Possible Investing Techniques

Socially responsible investment of the endowment can take a variety of forms, but it largely comes down to screens and shareholder activism, Aase said. A screen is typically a policy that “screens”out corporations that fit a particular model, most often used to avoid investing in tobacco companies and weapons contractors, Aase said.

This approach is similar to divesting from particular corporations.

“I’ve been told and I’ve read that managers will not work with screens,” Aase said.

As for shareholder activism, a good model is Swarthmore College’s Committee for Socially Responsible Investment, said Paul Aslanian, former chief financial officer for both Swarthmore and Macalester, and currently a visiting professor in economics at Macalester.

Students at Swarthmore can be elected to a three-year term on the committee. Key members of the Board of Trustees and key administrators within the college also serve on the committee.

Students on the committee research and report on the policies of corporations in which Swarthmore holds stock and work with the Investor Responsibility Research Center, an independent research group, to identify shareholder proposals that align with the core values of the school, Aslanian said.

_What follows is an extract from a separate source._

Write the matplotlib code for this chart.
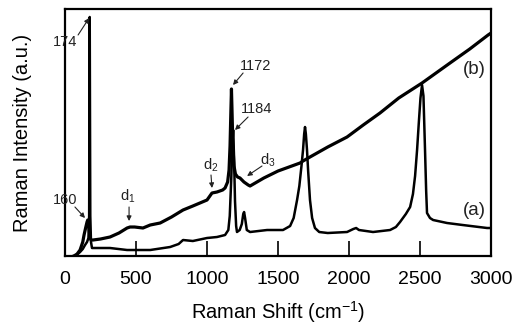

Swarthmore trustees founded the committee in 1998 after students brought forth concerns about Swarthmore’s investment policies, Aslanian said.

The committee began by deciding how it would approach socially responsible investing, and quickly rejected the idea of corporate screens, Aslanian said.

“If you really took screens seriously, you’d have no stocks left to invest in,” Aslanian said. “Instead we asked whether we could use our stockholder rights to make our voices heard by the proxy process.”

Proxy votes are given to shareholders based on the amount of stock held in a corporation and are used to vote for and against shareholder proposals and to approve certain decisions made by the board of directors.

“Our practice is to delegate proxy voting to managers,” said Aase of Macalester’s investment policies. However, recent changes in SEC guidelines require managers to report back to their investors and let them know how they vote their proxies, Aase said.

Aase said that he believes using proxy voting as a means of maintaining institutional responsibility is preferable to using screens.

The Coalition for Institutional Responsibility also decided to focus on shareholder activism, Fryberger said.

“I think [Swarthmore’s model] sounds like a perfectly reasonable model for proxy voting,” Schwartzman said. “A similar structure [at Macalester] would have to involve students in a central role…and be accountable to the public.”

For some students at Macalester, however, these results are inadequate.

“This is a capitalist institution,” Luce Guillen-Givins ’06 said. “We’re involved with a lot of corporations that have horrible track records.”

Guillen-Givins has been working with students on campus to investigate the ties between Trustee and Chief Information Officer of YUM! Brand Foods David Deno ’79 and Taco Bell, the fast-food group cited for violations of workers’ rights in its tomato purchasing policies.

Although she feels strongly that Macalester is involved in a harmful partnership with a variety of corporations, the college has been receptive to discussion, Guillen-Givens said.

The Board of Trustees is the governing authority over investment policies, and any changes in structure will require its active support, Aase said. The purpose of the investment committee meeting will be to discuss a range of options for socially responsible investing at Macalester.

“It won’t focus exclusively on the activist approach [but] the practical side of application,” Aase said.

Beyond the trustees’ meeting, Aase said that he is receptive to other forums on campus. He also said he recognized the need to spread more information about the way the investment process works at Macalester.

“If there’s going to be a dialogue about policy and implementation, it needs to be an informed dialogue,” Aase said.

“What’s wrong with having a brown bag [discussion] on Coca-Cola?”